Concerned with a recent increase in male genital birth defects plus dropping sperm counts and higher rates of testicular cancer, Danish researchers have spent the last five years ranking their nether regions against those of the Finns. Both countries have excellent registry data, an accommodating research population, and a rivalry dating back to Viking-era tribes hitting one another with clubs. Whose cudgel is bigger? That is the question. Why should you care if you're neither Danish nor Finnish? Because the answer involves environmental toxins that have made their way around the globe.
By all accounts, the Finns are winning hands-down (or up?) in the size wars. In a study of 1,600 babies born between 1997 and 2001, the Danes had smaller testicles than the Finns. Scientists know this because they expertly measured "ellipsoidal volume" and found the Danish package lagging at birth. The differences were even more pronounced after three months, with the Finns averaging three times more testicular growth.

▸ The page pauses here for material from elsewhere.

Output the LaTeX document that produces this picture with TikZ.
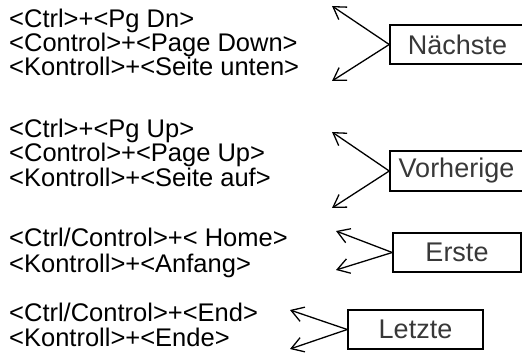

When these results were published in the Journal of Clinical Endocrinology & Metabolism in 2006, it was the Scandinavian equivalent of announcing Yale men have smaller nuts than Harvard men. The story "was very much in our media," says lead researcher Katharina Main of the University of Copenhagen. Another study measured baby penile lengths, showing boys with more testosterone had longer lads. "The Finns are doing so much better from every parameter, semen, testes size, and cancer," Main bemoaned.
I'd assume that the colder climate in Finland would result in the opposite result, but apparently Danes are just womanly weaklings.